Charles Ray has been writing, drawing, painting, and taking pictures since his teens. His first professional writing credit was a byline on a short story that won first place in a national Sunday school magazine when he was twelve or thirteen. During high school, he made pocket money by drawing cartoons for his classmates, and taught himself to paint using panels torn off cardboard boxes as canvasses. His first photo was taken when he was about four years old, when his mother left her old Kodak Brownie unguarded on a table (circa 1949) and he did a selfie, which was lost in a fire at his mother's house, so he's unable to claim credit for invention of selfies.
 
 After graduation from high school in 1962, he joined the army, and spent the next twenty years moving about the world, from Germany to Vietnam, writing poems for Stars and Stripes, moonlighting as a feature writer and photographer for newspapers and magazines, and while serving at Fort Bragg, NC in the 1970s, serving as the editorial cartoonist for The Spring Lake News, a weekly paper in the small community sandwiched between Ft.
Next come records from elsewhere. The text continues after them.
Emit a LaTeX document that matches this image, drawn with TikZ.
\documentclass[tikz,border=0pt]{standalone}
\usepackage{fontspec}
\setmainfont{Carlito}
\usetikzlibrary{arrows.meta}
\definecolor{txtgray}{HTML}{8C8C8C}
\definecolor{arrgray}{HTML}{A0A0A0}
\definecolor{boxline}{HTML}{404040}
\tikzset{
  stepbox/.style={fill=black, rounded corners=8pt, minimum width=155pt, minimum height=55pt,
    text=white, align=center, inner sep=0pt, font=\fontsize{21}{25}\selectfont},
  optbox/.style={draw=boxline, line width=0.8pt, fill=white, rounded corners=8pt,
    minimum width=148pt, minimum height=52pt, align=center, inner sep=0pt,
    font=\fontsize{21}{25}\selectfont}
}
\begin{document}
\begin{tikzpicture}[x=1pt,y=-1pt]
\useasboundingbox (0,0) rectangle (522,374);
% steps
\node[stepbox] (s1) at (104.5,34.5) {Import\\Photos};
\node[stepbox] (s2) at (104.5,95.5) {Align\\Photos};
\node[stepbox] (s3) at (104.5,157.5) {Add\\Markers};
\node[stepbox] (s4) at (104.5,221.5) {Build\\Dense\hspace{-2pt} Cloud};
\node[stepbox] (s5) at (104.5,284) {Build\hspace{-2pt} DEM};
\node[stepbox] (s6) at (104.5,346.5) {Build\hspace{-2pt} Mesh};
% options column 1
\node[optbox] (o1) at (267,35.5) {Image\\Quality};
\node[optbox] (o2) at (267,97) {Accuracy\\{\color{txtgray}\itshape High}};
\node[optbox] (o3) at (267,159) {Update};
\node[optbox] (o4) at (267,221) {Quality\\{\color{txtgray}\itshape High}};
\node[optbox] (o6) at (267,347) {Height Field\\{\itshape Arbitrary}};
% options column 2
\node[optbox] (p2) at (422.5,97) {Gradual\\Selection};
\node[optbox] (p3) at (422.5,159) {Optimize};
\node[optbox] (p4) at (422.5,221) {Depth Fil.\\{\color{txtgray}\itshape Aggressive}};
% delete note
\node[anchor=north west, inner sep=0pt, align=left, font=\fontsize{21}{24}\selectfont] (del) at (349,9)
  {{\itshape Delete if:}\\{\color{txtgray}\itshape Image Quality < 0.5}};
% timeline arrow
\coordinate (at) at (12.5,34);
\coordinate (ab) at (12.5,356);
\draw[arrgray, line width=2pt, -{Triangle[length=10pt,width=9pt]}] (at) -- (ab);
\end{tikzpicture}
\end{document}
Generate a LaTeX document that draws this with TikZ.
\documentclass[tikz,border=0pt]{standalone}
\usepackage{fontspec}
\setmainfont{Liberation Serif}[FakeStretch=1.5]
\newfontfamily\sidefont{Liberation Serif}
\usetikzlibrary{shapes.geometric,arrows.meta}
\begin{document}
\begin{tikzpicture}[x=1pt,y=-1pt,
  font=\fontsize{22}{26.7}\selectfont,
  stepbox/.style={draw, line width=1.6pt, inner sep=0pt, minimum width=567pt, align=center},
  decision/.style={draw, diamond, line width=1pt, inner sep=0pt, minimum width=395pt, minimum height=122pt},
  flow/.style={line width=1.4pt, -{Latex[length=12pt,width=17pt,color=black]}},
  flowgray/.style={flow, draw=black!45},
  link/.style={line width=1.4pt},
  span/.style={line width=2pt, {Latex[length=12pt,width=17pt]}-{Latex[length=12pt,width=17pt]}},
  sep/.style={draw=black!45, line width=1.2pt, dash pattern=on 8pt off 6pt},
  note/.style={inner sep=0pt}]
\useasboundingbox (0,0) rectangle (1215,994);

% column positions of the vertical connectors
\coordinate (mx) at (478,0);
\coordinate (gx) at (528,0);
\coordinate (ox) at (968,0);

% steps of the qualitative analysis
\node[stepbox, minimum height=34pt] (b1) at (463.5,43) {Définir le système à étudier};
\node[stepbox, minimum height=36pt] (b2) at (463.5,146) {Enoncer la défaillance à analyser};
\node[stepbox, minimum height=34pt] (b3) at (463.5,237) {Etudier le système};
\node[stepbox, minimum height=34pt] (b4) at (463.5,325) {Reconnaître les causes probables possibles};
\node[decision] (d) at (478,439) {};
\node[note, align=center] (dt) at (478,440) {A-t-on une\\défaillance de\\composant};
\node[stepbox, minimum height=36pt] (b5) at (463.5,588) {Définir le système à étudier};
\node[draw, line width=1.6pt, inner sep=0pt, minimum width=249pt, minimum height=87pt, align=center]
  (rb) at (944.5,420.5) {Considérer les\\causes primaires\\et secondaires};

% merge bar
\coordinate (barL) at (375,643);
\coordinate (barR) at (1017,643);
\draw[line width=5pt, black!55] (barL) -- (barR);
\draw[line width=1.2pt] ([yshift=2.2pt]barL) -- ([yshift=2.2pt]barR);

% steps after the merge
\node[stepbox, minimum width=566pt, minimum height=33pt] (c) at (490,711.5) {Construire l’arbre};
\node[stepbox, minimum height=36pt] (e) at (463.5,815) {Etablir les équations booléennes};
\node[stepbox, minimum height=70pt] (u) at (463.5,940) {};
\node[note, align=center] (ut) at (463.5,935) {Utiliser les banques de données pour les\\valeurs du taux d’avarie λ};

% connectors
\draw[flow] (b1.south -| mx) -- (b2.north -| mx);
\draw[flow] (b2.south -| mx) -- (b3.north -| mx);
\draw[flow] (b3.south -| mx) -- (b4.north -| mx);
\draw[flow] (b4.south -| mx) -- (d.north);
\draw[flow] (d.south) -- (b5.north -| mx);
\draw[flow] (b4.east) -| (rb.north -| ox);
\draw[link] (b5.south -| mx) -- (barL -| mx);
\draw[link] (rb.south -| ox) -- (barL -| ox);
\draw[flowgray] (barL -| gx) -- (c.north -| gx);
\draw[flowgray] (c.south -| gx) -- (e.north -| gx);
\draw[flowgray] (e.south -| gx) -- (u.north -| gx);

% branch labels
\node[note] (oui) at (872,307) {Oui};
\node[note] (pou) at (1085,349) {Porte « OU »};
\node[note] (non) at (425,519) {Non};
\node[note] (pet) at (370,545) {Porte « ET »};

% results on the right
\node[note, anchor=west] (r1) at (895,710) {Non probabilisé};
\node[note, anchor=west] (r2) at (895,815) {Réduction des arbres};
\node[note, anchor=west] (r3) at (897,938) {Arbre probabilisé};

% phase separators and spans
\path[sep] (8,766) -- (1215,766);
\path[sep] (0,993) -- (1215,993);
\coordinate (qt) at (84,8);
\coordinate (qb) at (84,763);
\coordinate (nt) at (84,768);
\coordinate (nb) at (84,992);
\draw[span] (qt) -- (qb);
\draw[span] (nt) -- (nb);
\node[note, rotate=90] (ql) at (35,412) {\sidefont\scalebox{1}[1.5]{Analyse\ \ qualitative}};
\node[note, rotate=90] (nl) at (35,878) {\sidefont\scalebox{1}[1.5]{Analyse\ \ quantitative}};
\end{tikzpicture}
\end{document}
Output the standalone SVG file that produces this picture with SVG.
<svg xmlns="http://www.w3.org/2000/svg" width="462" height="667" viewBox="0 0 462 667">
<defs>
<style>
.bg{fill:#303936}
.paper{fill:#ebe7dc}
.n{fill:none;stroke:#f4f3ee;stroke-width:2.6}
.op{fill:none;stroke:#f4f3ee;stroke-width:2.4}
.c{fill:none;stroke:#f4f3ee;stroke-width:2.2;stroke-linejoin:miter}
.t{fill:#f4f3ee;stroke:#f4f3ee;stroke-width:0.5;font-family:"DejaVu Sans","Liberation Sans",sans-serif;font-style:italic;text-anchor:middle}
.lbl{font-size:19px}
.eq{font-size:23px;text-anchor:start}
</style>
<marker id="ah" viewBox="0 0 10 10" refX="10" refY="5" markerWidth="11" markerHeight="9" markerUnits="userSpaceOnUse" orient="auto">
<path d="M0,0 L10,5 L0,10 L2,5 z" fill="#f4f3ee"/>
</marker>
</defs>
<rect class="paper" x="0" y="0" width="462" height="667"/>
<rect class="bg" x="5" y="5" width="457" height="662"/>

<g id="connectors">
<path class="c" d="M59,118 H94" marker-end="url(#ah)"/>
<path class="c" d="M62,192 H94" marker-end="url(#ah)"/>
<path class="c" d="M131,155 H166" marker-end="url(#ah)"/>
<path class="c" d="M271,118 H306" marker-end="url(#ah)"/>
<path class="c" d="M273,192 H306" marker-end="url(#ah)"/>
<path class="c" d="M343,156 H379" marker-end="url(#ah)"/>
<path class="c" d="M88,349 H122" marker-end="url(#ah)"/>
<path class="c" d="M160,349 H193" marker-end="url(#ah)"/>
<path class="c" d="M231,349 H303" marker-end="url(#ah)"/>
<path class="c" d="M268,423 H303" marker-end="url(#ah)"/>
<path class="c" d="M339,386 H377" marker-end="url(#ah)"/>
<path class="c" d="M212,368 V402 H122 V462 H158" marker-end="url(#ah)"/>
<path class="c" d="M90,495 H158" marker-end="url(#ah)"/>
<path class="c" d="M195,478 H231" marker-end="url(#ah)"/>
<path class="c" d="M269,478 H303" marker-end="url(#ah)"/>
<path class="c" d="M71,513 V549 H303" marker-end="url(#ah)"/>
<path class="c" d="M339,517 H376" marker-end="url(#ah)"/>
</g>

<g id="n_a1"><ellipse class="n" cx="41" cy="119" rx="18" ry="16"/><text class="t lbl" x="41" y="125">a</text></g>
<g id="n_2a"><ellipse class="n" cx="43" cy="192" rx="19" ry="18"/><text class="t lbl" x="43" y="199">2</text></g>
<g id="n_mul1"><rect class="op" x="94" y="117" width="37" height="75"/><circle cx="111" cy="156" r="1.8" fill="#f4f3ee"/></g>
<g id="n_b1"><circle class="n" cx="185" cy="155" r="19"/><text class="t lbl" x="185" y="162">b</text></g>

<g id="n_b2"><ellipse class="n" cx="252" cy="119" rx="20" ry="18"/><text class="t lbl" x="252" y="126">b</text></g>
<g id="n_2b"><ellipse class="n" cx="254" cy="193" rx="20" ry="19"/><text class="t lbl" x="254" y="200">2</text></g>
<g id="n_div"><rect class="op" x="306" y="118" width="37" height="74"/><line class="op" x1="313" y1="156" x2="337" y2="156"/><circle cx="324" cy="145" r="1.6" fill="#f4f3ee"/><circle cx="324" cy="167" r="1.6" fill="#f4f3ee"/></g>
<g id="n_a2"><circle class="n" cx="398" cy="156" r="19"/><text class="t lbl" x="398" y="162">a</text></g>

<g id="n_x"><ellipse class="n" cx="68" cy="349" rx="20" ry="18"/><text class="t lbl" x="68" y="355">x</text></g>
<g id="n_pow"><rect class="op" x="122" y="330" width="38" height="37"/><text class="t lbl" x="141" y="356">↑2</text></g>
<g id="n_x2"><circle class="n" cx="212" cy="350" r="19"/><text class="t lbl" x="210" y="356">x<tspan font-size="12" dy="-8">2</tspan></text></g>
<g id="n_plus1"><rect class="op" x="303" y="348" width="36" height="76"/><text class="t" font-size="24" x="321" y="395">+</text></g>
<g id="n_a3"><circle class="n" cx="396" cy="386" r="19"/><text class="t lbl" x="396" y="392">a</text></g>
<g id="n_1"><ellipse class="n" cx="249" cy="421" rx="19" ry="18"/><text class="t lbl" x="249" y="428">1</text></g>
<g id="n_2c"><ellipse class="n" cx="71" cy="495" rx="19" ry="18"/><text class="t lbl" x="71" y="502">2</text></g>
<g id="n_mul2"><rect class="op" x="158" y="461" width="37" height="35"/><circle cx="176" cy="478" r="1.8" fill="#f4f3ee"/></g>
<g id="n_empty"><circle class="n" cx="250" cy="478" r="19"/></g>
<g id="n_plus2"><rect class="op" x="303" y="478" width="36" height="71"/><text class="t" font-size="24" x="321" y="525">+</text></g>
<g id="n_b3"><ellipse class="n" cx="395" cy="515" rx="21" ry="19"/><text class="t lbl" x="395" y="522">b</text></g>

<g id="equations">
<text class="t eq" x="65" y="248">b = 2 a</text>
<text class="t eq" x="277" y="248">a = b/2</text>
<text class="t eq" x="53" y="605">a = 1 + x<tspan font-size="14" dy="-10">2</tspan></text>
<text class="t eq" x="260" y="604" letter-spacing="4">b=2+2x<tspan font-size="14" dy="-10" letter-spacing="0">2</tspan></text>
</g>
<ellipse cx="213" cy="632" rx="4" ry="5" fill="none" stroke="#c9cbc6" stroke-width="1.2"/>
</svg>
Bragg and Pope Air Force Base. He's done gag cartoons for a number of publications, many of which are no longer in publication, through no fault of his.
 
 Ray is the author of more than 60 works of fiction and nonfiction, including two mystery series, a western series featuring the famed Buffalo Soldiers of the Ninth Cavalry, and a fictionalized account of the life of Bass Reeves, one of the first African-American deputy U.S. marshals west of the Mississippi, who was hired to track and arrest fugitives in Oklahoma's Indian Territory in the decades after the Civil War.
 
 He grew up in a small town in East Texas (and, by small, the population was 715), which he left before his seventeenth birthday. Since then, he's lived all over the world, and has visited every continent except Antarctica. He now calls Maryland home, living in a Montgomery County suburb just outside Washington, DC.
 
 When he's not writing, drawing, or taking pictures, he plays with his grandchildren, who live nearby, engaged in public speaking or lecturing, and working with a number of non-governmental organizations concerned with history and foreign affairs.